_Dataset entries_:
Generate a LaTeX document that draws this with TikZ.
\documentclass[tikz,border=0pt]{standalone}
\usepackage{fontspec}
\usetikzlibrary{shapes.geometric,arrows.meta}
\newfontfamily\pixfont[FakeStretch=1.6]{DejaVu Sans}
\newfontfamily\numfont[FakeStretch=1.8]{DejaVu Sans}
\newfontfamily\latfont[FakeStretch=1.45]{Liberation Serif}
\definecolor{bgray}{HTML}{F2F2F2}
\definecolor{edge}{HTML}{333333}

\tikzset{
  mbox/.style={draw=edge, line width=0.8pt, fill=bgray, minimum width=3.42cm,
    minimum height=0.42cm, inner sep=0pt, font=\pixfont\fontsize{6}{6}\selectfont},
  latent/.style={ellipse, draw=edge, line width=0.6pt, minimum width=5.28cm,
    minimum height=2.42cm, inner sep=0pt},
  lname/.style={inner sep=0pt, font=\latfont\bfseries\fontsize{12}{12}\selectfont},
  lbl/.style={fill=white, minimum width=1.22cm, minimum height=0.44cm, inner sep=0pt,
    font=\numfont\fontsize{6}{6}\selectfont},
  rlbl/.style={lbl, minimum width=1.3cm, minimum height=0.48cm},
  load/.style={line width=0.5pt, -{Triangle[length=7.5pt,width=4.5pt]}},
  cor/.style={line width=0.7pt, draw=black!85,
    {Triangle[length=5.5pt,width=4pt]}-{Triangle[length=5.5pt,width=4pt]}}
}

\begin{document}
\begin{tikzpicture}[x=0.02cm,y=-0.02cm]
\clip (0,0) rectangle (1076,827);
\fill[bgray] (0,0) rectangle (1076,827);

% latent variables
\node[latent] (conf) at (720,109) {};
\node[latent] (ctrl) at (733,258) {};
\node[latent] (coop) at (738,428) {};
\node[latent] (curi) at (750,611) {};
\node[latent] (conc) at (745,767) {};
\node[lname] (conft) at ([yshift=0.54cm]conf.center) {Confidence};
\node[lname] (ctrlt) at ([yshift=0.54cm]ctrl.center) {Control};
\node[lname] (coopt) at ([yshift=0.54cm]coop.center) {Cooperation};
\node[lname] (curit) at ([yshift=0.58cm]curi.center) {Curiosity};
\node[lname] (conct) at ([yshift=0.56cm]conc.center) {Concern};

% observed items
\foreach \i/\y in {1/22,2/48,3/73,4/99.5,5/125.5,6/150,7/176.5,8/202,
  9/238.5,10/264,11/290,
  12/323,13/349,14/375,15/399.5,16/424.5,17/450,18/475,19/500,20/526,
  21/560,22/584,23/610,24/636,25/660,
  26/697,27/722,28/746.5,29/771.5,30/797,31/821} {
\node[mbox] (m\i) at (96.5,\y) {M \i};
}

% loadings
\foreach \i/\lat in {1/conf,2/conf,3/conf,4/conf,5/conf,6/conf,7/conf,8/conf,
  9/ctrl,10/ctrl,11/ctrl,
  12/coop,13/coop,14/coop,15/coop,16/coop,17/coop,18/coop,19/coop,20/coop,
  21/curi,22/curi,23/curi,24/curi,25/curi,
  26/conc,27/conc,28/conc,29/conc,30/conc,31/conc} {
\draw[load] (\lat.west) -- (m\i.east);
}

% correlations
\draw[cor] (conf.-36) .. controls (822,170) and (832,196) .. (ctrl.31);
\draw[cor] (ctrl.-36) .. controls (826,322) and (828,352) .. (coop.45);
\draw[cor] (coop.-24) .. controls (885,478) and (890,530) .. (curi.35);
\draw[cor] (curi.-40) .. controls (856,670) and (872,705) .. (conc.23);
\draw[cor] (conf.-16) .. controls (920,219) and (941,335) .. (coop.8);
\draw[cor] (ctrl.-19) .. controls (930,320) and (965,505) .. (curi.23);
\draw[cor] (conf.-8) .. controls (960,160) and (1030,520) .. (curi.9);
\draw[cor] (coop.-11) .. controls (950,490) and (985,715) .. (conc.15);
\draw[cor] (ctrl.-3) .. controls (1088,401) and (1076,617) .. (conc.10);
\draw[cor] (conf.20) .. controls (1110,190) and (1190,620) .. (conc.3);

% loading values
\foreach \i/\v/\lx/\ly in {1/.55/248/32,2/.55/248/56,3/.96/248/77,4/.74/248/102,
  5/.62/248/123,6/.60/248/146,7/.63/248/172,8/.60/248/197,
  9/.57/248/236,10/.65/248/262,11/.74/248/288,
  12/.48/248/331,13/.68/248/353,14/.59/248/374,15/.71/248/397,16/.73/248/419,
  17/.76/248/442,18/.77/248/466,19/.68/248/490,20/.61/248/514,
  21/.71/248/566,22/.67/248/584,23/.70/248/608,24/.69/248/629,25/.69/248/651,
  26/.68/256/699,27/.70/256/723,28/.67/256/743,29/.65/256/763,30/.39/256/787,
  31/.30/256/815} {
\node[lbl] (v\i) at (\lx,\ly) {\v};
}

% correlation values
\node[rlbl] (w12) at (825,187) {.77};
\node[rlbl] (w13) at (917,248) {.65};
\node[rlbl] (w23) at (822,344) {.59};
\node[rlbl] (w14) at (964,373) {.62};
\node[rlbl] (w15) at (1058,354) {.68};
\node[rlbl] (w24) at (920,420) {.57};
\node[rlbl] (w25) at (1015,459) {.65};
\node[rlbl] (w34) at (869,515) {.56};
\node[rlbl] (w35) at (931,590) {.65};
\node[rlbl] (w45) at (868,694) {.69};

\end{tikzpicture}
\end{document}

* * *

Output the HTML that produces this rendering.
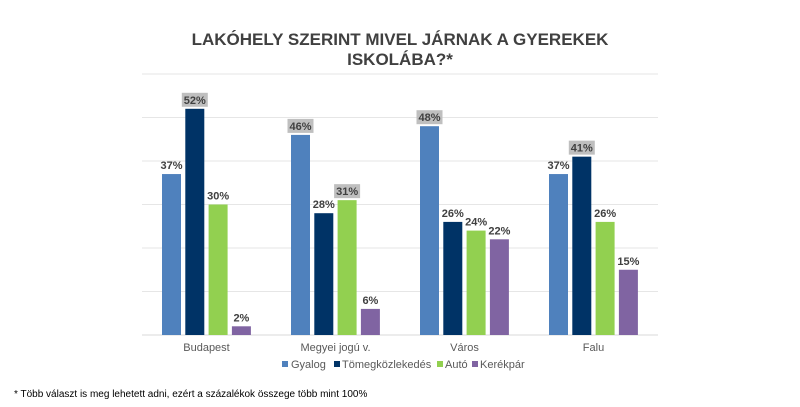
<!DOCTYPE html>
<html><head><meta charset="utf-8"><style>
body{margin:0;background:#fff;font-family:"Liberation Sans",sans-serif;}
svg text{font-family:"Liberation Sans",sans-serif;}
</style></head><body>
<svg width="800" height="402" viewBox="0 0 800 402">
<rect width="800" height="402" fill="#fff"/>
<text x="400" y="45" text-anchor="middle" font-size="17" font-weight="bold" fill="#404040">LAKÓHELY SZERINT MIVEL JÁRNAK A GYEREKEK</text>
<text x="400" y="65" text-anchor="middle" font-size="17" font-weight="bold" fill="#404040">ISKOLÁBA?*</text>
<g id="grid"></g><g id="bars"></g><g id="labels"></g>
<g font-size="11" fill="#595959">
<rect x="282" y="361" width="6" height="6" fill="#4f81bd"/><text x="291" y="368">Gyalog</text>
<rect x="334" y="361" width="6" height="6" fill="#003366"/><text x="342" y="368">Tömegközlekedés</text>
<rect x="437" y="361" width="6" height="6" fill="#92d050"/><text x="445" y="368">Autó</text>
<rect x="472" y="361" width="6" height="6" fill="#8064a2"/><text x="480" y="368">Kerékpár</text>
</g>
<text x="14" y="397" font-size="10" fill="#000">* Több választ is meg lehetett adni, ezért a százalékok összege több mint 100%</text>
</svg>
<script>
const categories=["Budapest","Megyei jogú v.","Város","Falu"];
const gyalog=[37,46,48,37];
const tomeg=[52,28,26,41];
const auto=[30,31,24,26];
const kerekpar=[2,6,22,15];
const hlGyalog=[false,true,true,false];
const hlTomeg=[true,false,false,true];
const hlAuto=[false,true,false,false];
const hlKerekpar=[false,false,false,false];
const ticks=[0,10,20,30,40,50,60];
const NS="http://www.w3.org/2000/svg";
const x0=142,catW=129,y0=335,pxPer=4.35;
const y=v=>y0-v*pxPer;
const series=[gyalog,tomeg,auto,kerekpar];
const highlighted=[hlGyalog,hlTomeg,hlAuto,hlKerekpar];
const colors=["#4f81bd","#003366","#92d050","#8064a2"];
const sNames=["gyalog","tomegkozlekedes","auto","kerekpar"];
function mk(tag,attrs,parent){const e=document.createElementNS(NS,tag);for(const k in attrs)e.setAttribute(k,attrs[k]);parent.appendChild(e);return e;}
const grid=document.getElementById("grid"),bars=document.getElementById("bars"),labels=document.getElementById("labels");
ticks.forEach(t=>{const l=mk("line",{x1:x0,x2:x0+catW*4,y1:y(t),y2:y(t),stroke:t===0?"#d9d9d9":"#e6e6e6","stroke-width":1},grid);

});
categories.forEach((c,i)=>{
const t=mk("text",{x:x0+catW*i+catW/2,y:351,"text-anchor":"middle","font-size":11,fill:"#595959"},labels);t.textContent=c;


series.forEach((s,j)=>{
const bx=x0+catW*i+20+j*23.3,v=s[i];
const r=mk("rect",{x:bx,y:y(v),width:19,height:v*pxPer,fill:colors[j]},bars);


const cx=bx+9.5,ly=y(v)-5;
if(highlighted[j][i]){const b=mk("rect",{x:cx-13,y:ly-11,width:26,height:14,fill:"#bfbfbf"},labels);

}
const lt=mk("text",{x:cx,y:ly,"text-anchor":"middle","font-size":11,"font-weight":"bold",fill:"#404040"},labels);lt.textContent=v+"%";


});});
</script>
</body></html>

--

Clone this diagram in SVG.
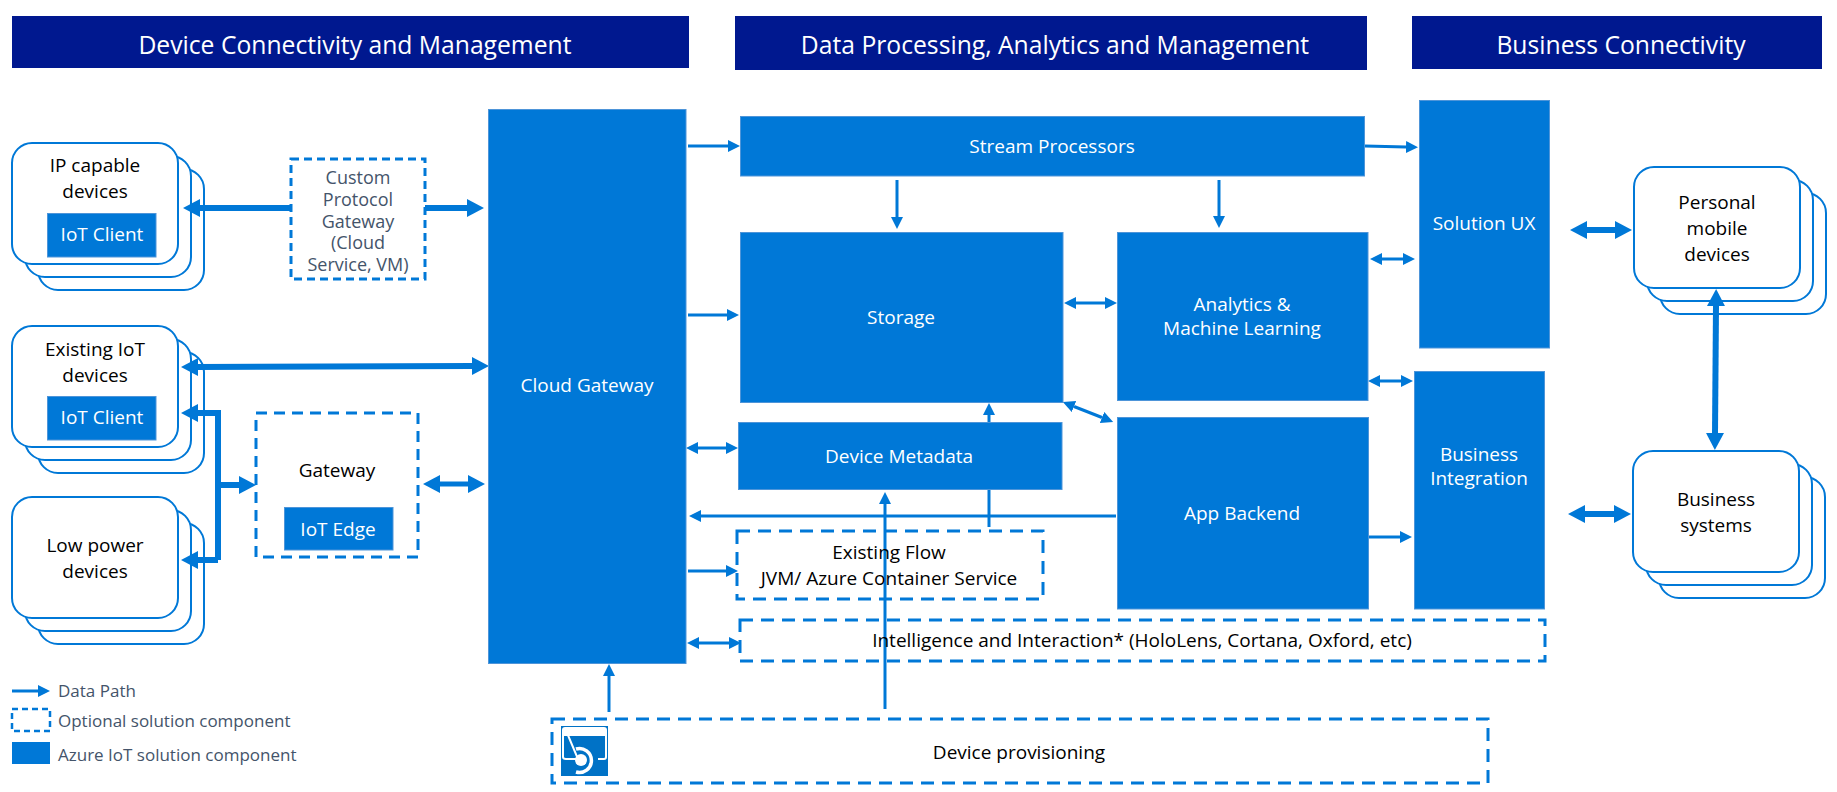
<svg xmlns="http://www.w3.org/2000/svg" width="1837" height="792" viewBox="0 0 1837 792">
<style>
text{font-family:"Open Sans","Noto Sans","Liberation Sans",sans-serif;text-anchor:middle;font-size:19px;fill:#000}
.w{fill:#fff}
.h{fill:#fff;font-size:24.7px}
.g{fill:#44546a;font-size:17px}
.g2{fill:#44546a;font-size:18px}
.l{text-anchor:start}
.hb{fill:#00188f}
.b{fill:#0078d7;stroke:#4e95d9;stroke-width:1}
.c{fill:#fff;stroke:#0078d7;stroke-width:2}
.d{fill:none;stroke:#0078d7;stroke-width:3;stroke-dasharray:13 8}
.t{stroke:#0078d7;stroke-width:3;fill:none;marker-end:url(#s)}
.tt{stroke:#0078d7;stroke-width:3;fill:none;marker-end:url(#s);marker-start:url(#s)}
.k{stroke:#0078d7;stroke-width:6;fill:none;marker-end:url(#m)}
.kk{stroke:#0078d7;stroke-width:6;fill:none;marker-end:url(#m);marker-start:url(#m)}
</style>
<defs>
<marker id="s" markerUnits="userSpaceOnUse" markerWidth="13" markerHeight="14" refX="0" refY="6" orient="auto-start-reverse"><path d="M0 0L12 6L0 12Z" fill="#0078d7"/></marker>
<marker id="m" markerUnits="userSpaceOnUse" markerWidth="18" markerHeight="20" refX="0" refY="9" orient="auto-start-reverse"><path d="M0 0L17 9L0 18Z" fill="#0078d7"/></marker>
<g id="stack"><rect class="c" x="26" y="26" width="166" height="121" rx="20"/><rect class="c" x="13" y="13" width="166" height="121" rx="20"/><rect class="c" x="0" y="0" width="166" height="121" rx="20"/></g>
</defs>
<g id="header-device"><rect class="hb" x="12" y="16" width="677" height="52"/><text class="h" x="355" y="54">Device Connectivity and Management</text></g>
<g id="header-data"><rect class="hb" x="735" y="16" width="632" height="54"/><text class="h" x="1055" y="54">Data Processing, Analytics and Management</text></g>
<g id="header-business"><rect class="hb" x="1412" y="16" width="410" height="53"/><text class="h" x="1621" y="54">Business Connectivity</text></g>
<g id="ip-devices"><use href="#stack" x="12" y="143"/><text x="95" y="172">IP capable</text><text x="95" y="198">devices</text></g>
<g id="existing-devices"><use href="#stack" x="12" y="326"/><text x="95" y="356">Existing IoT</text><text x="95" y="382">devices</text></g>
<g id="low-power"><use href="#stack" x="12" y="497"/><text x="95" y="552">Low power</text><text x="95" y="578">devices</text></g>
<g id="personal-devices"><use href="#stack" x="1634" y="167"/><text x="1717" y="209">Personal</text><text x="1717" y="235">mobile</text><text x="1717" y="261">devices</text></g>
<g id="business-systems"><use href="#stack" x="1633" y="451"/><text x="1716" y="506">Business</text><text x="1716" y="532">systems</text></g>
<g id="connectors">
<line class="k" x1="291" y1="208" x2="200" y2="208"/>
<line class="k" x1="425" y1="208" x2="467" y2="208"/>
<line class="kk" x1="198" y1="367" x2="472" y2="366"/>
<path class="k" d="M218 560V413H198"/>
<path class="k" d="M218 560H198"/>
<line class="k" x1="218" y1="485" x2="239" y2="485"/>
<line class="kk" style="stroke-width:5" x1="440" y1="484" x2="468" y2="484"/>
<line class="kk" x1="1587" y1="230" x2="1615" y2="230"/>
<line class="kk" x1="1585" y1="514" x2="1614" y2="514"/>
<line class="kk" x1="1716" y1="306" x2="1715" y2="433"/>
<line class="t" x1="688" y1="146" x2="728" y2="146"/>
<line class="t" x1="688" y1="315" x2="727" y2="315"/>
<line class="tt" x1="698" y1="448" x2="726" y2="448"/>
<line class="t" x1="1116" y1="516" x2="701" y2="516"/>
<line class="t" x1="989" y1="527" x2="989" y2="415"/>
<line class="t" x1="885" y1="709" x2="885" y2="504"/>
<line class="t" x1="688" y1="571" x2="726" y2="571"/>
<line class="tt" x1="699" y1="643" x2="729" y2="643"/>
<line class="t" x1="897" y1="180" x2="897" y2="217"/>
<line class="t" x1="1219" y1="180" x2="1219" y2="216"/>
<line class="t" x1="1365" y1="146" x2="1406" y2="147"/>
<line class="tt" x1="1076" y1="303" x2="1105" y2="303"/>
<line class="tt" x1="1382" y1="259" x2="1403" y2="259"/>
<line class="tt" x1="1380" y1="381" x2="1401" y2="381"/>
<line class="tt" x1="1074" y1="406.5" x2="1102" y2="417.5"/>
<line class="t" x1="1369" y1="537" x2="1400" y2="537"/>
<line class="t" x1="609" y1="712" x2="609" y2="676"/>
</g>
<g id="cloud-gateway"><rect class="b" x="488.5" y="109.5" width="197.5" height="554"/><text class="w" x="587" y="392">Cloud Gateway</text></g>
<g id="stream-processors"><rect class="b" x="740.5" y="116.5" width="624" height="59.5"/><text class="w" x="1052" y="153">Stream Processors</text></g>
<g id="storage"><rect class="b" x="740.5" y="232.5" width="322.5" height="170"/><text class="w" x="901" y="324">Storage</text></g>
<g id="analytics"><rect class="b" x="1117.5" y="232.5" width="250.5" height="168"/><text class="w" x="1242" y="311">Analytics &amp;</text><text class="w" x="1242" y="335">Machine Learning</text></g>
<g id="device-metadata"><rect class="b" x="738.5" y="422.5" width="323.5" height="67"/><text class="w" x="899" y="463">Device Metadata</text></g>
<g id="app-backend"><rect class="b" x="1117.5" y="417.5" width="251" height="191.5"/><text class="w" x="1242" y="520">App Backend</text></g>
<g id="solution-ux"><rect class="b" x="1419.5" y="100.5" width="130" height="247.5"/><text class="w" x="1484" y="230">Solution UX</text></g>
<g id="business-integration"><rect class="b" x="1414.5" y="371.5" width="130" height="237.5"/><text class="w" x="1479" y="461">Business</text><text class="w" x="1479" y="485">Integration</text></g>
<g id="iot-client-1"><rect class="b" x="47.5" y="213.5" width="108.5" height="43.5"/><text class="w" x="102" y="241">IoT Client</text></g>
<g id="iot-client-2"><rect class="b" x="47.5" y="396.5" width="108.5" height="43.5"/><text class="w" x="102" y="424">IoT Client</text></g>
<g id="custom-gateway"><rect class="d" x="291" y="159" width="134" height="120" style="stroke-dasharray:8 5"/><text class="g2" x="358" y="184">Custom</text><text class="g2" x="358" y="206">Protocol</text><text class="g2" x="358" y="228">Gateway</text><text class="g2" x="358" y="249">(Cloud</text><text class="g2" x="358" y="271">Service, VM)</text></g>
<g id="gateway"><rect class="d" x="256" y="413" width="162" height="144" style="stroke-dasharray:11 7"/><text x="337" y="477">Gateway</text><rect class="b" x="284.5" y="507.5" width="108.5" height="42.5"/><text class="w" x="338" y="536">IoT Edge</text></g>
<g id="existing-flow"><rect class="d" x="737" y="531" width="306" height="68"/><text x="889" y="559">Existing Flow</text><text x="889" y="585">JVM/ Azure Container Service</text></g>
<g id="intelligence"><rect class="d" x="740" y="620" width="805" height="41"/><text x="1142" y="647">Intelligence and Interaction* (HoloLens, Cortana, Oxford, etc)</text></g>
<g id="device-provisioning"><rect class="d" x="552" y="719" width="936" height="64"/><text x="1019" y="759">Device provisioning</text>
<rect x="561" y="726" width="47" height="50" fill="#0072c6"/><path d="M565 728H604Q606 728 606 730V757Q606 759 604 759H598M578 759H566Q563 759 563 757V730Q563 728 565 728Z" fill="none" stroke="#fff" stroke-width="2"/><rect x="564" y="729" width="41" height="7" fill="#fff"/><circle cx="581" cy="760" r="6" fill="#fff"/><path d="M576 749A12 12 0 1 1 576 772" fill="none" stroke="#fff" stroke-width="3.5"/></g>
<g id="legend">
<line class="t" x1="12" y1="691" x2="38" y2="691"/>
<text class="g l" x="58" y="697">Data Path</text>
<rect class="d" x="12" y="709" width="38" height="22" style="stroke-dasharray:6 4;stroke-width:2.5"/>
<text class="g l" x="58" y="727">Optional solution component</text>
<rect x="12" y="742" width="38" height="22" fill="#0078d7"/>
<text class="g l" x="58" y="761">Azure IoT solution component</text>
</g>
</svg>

_Aim of the exercise_: Everything from the line that contains "Generate a LaTeX" through the line that contains "(conct) at ([yshift=0.56cm]conc.center)" is to be transcribed exactly, and nothing outside that range.

_Task answer_:
Generate a LaTeX document that draws this with TikZ.
\documentclass[tikz,border=0pt]{standalone}
\usepackage{fontspec}
\usetikzlibrary{shapes.geometric,arrows.meta}
\newfontfamily\pixfont[FakeStretch=1.6]{DejaVu Sans}
\newfontfamily\numfont[FakeStretch=1.8]{DejaVu Sans}
\newfontfamily\latfont[FakeStretch=1.45]{Liberation Serif}
\definecolor{bgray}{HTML}{F2F2F2}
\definecolor{edge}{HTML}{333333}

\tikzset{
  mbox/.style={draw=edge, line width=0.8pt, fill=bgray, minimum width=3.42cm,
    minimum height=0.42cm, inner sep=0pt, font=\pixfont\fontsize{6}{6}\selectfont},
  latent/.style={ellipse, draw=edge, line width=0.6pt, minimum width=5.28cm,
    minimum height=2.42cm, inner sep=0pt},
  lname/.style={inner sep=0pt, font=\latfont\bfseries\fontsize{12}{12}\selectfont},
  lbl/.style={fill=white, minimum width=1.22cm, minimum height=0.44cm, inner sep=0pt,
    font=\numfont\fontsize{6}{6}\selectfont},
  rlbl/.style={lbl, minimum width=1.3cm, minimum height=0.48cm},
  load/.style={line width=0.5pt, -{Triangle[length=7.5pt,width=4.5pt]}},
  cor/.style={line width=0.7pt, draw=black!85,
    {Triangle[length=5.5pt,width=4pt]}-{Triangle[length=5.5pt,width=4pt]}}
}

\begin{document}
\begin{tikzpicture}[x=0.02cm,y=-0.02cm]
\clip (0,0) rectangle (1076,827);
\fill[bgray] (0,0) rectangle (1076,827);

% latent variables
\node[latent] (conf) at (720,109) {};
\node[latent] (ctrl) at (733,258) {};
\node[latent] (coop) at (738,428) {};
\node[latent] (curi) at (750,611) {};
\node[latent] (conc) at (745,767) {};
\node[lname] (conft) at ([yshift=0.54cm]conf.center) {Confidence};
\node[lname] (ctrlt) at ([yshift=0.54cm]ctrl.center) {Control};
\node[lname] (coopt) at ([yshift=0.54cm]coop.center) {Cooperation};
\node[lname] (curit) at ([yshift=0.58cm]curi.center) {Curiosity};
\node[lname] (conct) at ([yshift=0.56cm]conc.center) {Concern};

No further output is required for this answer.